As mentioned in the introductory section, one calendar year of data is the minimum time interval for a model to be sufficiently trained, in order to incorporate all seasonal and weather patterns of the problem. Also, the presented results indicate that TL models can perform better than conventional models considering a scenario where one year of training data is available, while conventional models are still better than reference smart persistence ones. However, the application of TL offers the possibility to obtain reliable and accurate predictive models, even when the available training data for the target domain are less than one year. In this context, the proposed architectures are compared on the target PVs for different training periods, namely 3 months, 6 months and 9 months of available data. It must be noted that, although the training period has changed, the testing period has been kept the same for comparison purposes between the different scenarios.

Figure 7 presents the RMSE index of the four models in the four aforementioned scenarios of different training periods. Results indicate that the TL models are more robust considering different volumes of training data and that their performance slightly improves when more data are available. This can be contributed to their anterior training on the base PV over 3 years of hourly data. On the other hand, the impact of data scarcity is apparent for the conventional LSTM model, which radically improves when the training period increases and identifies new seasonal and weather patters. It is worth mentioning that none of the 3-month trained conventional models outperforms the smart persistence model, while only three 6-month trained conventional models manage to achieve better accuracy compared to the smart persistence one. The same does not apply for the 3-month trained TL models, which have lower RMSE compared to both the conventional LSTM and the smart persistence model.
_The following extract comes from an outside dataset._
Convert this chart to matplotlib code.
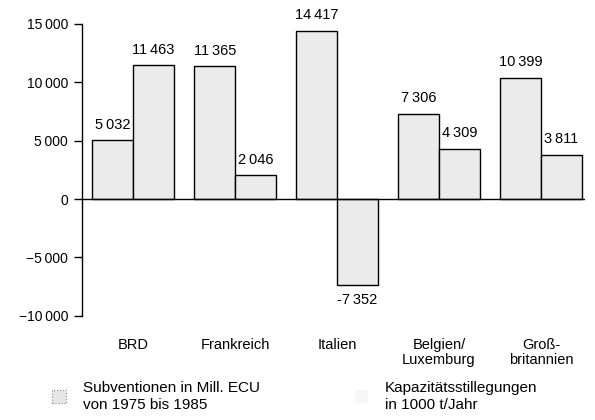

Finally, the difference in terms of RMSE between the conventional model and the best-performing TL model decreases as more training data are becoming available. This is evident in all six target PVs. For example, the difference in terms of RMSE in \(PV_5\) is limited from \(150.5\%\) (3-month training models) to \(15.1\%\), about 10 times lower. Same decrease patterns are also identified in the other five PVs, further highlighting the importance of TL, especially when less than one calendar year of data is available.